Items listed in a dataset –
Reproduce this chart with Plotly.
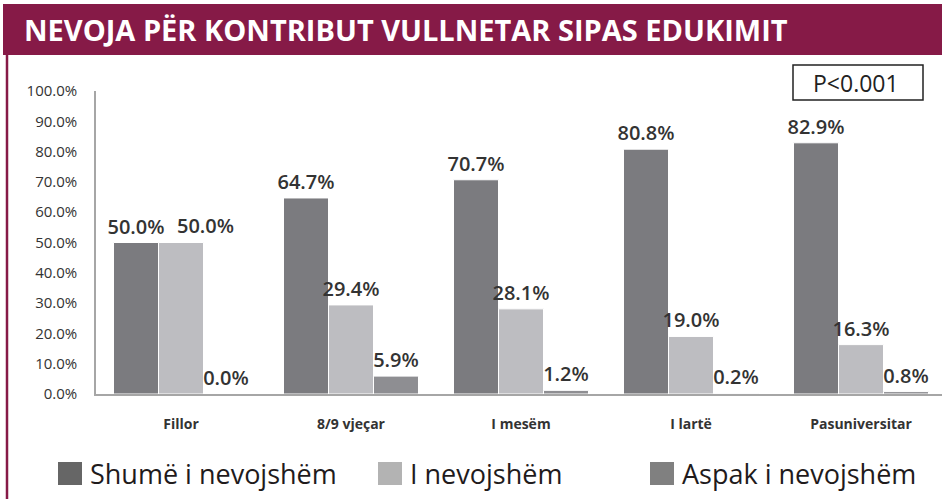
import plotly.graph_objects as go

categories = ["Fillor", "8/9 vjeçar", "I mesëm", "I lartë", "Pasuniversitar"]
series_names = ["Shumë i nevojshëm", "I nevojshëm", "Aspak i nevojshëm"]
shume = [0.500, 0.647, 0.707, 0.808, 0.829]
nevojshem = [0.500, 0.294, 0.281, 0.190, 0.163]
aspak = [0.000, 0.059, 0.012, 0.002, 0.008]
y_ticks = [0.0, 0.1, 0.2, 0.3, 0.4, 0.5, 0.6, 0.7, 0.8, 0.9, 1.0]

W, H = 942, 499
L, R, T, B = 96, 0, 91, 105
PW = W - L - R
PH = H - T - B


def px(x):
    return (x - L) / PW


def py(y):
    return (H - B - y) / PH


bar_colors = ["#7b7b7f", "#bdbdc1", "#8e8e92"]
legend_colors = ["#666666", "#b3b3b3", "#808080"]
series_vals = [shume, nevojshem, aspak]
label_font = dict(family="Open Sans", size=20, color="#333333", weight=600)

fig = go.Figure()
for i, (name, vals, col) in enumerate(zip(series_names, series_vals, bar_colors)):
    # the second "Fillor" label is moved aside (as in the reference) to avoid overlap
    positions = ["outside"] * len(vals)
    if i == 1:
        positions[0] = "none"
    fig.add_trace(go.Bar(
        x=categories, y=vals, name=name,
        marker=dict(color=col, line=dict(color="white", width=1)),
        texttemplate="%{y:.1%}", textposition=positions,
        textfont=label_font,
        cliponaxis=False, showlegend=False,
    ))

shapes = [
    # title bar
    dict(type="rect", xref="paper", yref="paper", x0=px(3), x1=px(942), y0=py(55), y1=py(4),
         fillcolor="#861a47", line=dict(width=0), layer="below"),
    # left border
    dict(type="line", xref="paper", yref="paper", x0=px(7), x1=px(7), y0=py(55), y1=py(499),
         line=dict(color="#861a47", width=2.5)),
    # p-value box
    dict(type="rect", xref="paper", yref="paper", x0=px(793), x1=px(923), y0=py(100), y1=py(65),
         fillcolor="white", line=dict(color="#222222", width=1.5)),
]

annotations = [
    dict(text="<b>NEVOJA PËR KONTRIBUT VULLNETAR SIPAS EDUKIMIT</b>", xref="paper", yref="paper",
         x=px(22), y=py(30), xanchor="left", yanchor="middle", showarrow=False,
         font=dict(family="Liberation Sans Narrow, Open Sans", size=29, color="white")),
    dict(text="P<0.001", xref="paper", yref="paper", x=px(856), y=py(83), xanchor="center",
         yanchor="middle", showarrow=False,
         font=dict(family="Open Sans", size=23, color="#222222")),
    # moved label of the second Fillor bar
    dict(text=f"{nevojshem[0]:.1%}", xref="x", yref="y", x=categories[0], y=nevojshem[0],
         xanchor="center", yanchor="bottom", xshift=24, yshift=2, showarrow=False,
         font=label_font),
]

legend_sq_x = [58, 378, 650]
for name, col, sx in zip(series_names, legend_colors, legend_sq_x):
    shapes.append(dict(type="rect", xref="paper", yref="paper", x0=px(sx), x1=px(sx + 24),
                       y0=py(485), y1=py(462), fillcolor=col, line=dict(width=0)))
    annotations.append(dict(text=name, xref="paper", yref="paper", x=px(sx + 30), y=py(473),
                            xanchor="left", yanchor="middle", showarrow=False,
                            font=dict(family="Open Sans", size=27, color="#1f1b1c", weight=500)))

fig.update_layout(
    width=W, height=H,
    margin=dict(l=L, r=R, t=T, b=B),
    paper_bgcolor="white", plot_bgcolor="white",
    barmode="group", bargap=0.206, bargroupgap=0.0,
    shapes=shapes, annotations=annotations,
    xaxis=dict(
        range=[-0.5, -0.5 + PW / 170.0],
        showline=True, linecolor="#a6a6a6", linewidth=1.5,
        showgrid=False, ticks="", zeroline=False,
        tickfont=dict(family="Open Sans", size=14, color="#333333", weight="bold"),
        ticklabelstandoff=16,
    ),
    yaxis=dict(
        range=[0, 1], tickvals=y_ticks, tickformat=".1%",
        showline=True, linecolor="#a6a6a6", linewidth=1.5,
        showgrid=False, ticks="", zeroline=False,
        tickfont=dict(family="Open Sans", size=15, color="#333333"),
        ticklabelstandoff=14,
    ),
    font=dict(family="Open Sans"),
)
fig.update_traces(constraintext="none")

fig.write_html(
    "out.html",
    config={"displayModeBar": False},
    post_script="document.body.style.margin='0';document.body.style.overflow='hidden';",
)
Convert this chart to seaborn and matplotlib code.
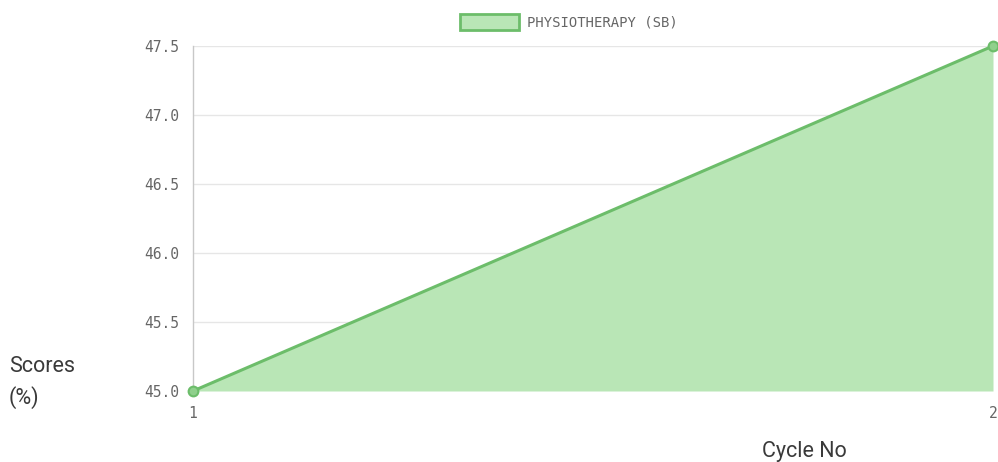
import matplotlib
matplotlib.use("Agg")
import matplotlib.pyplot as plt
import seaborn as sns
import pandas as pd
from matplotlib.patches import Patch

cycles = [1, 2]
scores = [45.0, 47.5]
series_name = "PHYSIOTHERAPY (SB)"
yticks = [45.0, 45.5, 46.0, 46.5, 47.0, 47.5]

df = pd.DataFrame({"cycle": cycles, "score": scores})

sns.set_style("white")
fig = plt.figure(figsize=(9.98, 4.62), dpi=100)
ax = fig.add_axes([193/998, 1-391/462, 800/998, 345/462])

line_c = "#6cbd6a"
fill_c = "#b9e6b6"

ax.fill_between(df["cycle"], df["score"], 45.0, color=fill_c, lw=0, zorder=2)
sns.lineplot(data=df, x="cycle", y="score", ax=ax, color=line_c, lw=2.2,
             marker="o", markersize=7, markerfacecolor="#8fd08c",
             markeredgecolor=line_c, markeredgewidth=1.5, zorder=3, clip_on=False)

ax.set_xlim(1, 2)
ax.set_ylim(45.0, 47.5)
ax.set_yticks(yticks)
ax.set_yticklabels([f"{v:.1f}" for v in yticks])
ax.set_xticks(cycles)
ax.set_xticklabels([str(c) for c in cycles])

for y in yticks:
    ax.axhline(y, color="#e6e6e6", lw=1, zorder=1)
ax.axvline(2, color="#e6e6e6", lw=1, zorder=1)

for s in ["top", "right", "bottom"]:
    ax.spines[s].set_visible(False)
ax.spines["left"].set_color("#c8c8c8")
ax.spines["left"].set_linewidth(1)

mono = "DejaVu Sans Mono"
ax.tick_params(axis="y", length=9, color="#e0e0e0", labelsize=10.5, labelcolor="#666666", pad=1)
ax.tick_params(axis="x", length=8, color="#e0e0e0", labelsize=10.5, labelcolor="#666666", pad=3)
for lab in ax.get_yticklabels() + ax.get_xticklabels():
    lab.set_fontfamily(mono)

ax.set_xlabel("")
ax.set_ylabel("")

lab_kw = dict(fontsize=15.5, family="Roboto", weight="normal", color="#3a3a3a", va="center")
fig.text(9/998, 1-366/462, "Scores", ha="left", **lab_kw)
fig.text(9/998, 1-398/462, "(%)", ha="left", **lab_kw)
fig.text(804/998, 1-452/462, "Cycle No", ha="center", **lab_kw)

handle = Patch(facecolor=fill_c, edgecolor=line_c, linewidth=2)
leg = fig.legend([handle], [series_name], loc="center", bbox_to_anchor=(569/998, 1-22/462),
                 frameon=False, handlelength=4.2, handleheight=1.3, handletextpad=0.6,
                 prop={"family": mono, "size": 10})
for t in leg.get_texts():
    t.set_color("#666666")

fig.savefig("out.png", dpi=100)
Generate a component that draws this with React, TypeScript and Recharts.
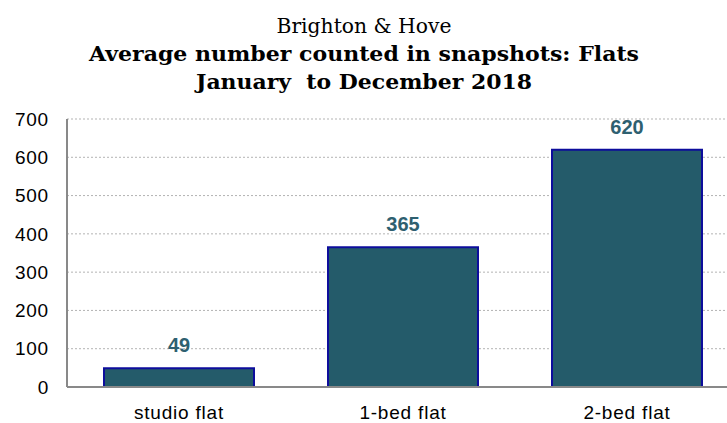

Work to do –
List each line of the entries that holds the string "matplotlib".

Response to this task –
Convert this chart to seaborn and matplotlib code.
import matplotlib
matplotlib.use("Agg")
import matplotlib.pyplot as plt
from matplotlib.patches import Patch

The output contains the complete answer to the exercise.